A known dichotomy classifies CQs into those that admit such enumeration and those that do not. The computationally expensive component of query answering is joining tables, which can be done efficiently if and only if the join query is acyclic. However, the join query usually does not appear in a vacuum. For example, it may be part of a larger query, or it may be applied to a database with dependencies. We inspect how the complexity changes in these settings and chart the borders of tractability within. In addition, we consider the task of enumerating query answers with a uniformly random order, and we propose to do so using a random-access structure for representing the set of answers.

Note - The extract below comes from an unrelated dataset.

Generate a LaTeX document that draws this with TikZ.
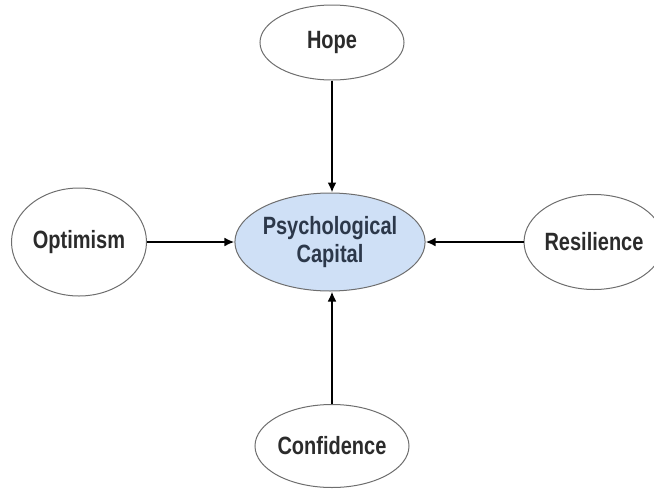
\documentclass[tikz,border=0pt]{standalone}
\usepackage{fontspec}
\setmainfont[FakeStretch=0.8]{Liberation Sans}
\usetikzlibrary{shapes.geometric,arrows.meta}
\definecolor{txtgray}{HTML}{2B2B2B}
\definecolor{ctrtxt}{HTML}{2C384A}
\definecolor{ctrfill}{HTML}{CFE0F6}
\definecolor{edgegray}{HTML}{6E6E6E}
\tikzset{
  outer/.style={ellipse, draw=edgegray, line width=1pt, inner sep=0pt, text=txtgray,
    font=\fontsize{25}{28}\selectfont\bfseries, align=center},
  center/.style={outer, fill=ctrfill, text=ctrtxt},
  conn/.style={-{Latex[length=10pt,width=9pt]}, line width=2.6pt, black}
}
\begin{document}
\begin{tikzpicture}[x=1pt,y=-1pt]
\useasboundingbox (0,0) rectangle (654,488);
\node[center, minimum width=185pt, minimum height=98pt] (pc) at (330,242) {Psychological\\Capital};
\node[outer, minimum width=144pt, minimum height=75pt] (hope) at (332,42.5) {Hope};
\node[outer, minimum width=135pt, minimum height=108pt] (opt) at (79,242) {Optimism};
\node[outer, minimum width=115pt, minimum height=95pt] (res) at (594,242) {Resilience};
\node[outer, minimum width=144pt, minimum height=83pt] (conf) at (332,446) {Confidence};
\draw[conn] (hope.south) -- (hope.south |- pc.north);
\draw[conn] (opt.east) -- (opt.east -| pc.west);
\draw[conn] (res.west) -- (res.west -| pc.east);
\draw[conn] (conf.north) -- (conf.north |- pc.south);
\end{tikzpicture}
\end{document}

Our results are accompanied by conditional lower bounds showing that our algorithms capture all tractable cases for some query classes. Among our results, we show that a union of intractable conjunctive queries may be tractable with respect to enumeration, while on the other hand, a union of tractable conjunctive queries may be intractable with respect to random access. To handle cases where we cannot reach efficient enumeration after linear preprocessing time, we also suggest an algorithm for generating tree decompositions. This algorithm can be used to simplify intractable queries by extracting an acyclic structure.